Maybe people aren’t reacting because blockbuster science fiction movies over the last 30 years have created a pseudo-morality around the idea of synthetic people.
Films often feature human clones as heroes who must overcome prejudice against their origins, or robots that are struggling to get their rights as living beings recognized, or humans uploading their consciousness into new bodies.
These themes teach people that it is moral to treat clones, artificial intelligence, and synthetic people as actual human beings. In many movies, humans are the villains for trying to repress these new life forms. Think Blade Runner, Cloud Atlas, and so on.
But getting brainwashed by Hollywood and numbed by political debates shouldn’t leave us sleepwalking into a world of genetically-altered and synthetic people.
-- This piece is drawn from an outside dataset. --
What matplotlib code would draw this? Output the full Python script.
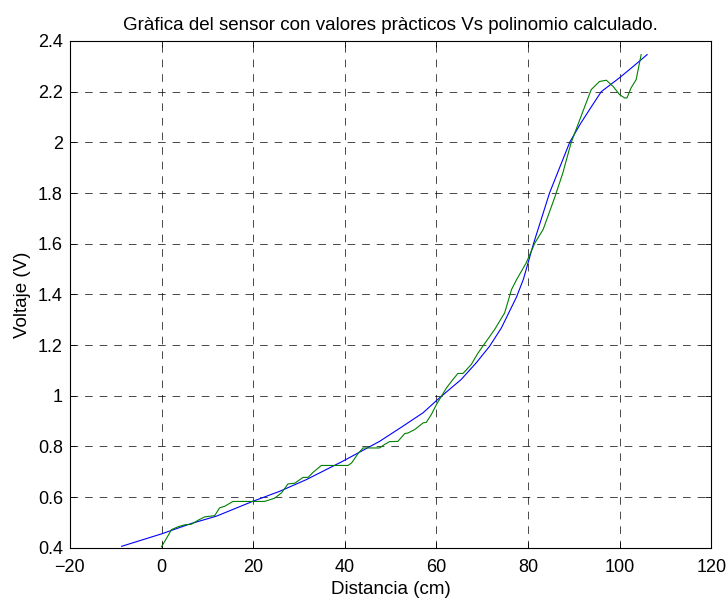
import matplotlib
matplotlib.use("Agg")
import matplotlib.pyplot as plt
from matplotlib.ticker import FuncFormatter

plt.rcParams['font.family'] = ['Liberation Sans', 'DejaVu Sans']
plt.rcParams['lines.scale_dashes'] = False

# Valores medidos del sensor (distancia en cm, voltaje en V)
dist_medida = [0, 2.2, 3.6, 5.1, 6.5, 8.0, 9.4, 11.6, 12.7, 13.8, 15.6, 22.5,
               24.7, 26.2, 27.6, 29.1, 30.9, 32.0, 33.1, 34.9, 40.7, 41.5,
               42.9, 44.0, 47.6, 48.7, 49.8, 51.6, 53.1, 53.8, 55.3, 57.1,
               57.8, 58.9, 60.0, 61.1, 62.2, 63.6, 64.7, 65.8, 67.6, 69.1,
               70.9, 72.7, 74.9, 76.4, 77.5, 79.6, 81.5, 83.3, 85.8, 87.6,
               89.4, 90.9, 92.4, 93.8, 95.6, 97.1, 98.6, 100.0, 101.1, 101.6,
               102.5, 103.6, 104.7]
volt_medido = [0.404, 0.472, 0.483, 0.491, 0.493, 0.509, 0.522, 0.527, 0.558,
               0.564, 0.583, 0.583, 0.596, 0.617, 0.652, 0.655, 0.678, 0.678,
               0.698, 0.725, 0.725, 0.735, 0.772, 0.794, 0.794, 0.808, 0.819,
               0.820, 0.851, 0.853, 0.867, 0.893, 0.895, 0.926, 0.965, 0.998,
               1.031, 1.064, 1.088, 1.088, 1.123, 1.169, 1.215, 1.261, 1.327,
               1.419, 1.458, 1.524, 1.603, 1.656, 1.781, 1.879, 1.998, 2.070,
               2.142, 2.208, 2.240, 2.245, 2.220, 2.188, 2.175, 2.175, 2.215,
               2.247, 2.346]

# Polinomio calculado evaluado en el rango de trabajo
dist_poli = [-8.7, 0, 6.5, 12.0, 20, 25.8, 31.6, 39.6, 47.6, 52.7, 57.1, 60.7,
             65.4, 68.7, 71.6, 74.2, 77.5, 79.0, 81.2, 84.7, 89.1, 91.5, 94.0,
             96.0, 100.0, 103.0, 106.0]
volt_poli = [0.406, 0.455, 0.496, 0.525, 0.584, 0.623, 0.669, 0.742, 0.820,
             0.880, 0.933, 0.992, 1.064, 1.130, 1.195, 1.268, 1.390, 1.460,
             1.600, 1.800, 2.000, 2.075, 2.145, 2.200, 2.255, 2.300, 2.346]

xticks = [-20, 0, 20, 40, 60, 80, 100, 120]
yticks = [0.4, 0.6, 0.8, 1.0, 1.2, 1.4, 1.6, 1.8, 2.0, 2.2, 2.4]

fig = plt.figure(figsize=(7.28, 6.02), dpi=100)
ax = fig.add_axes([0.096, 0.090, 0.881, 0.842])

ax.plot(dist_poli, volt_poli, color='#0000ff', lw=0.8)
ax.plot(dist_medida, volt_medido, color='#008000', lw=0.8)

ax.set_xlim(-20, 120)
ax.set_ylim(0.4, 2.4)
ax.set_xticks(xticks)
ax.set_yticks(yticks)
ax.yaxis.set_major_formatter(FuncFormatter(lambda v, p: '%g' % round(v, 2)))

ax.grid(True, color='k', linestyle=(0, (5.5, 5)), linewidth=0.5)
ax.tick_params(direction='in', top=True, right=True, labelsize=13,
               length=4, width=0.6)
ax.tick_params(axis='x', pad=8)
ax.tick_params(axis='y', pad=5)
for s in ax.spines.values():
    s.set_linewidth(0.8)

ax.set_title('Gràfica del sensor con valores pràcticos Vs polinomio calculado.',
             fontsize=13.5, pad=8)
ax.set_xlabel('Distancia (cm)', fontsize=13.5, labelpad=4)
ax.set_ylabel('Voltaje (V)', fontsize=13.5, labelpad=5)

fig.savefig('out.png', dpi=100)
While researchers may say they are creating synthetic embryos for greater good—to treat diseases—their “products” will inevitably require corporate investment and financial returns. It’s worth remembering that the research into genetically modifying plants was supposed to deliver healthier food but mainly gave us Roundup Ready crops modified to withstand more glyphosate—a profitable poison that affects both people and plants.
You can expect that genetically modifying research animals for certain traits, including behaviors, is helpful for researchers—and the bottom line of the entities selling those “products.” Researchers are already splicing pigs with human DNA to create viable transplant organs, which could save lives. But it’s worth asking why we are creating embryos and organs while doing little about the lifestyle factors that lead to disease and organ failure in the first place.
Americans are dying from terrible food, sitting around, stress, and loneliness and getting “cured” with increasingly expensive and technologically advanced drugs, devices, gene therapies, and biologics.
While some researchers may have good intentions, investors want living organisms, cell lines, embryos, genetic traits, and biotech capabilities they can patent, own, and sell. What will it mean to the very nature of humanity if we give them a free hand with the human genome?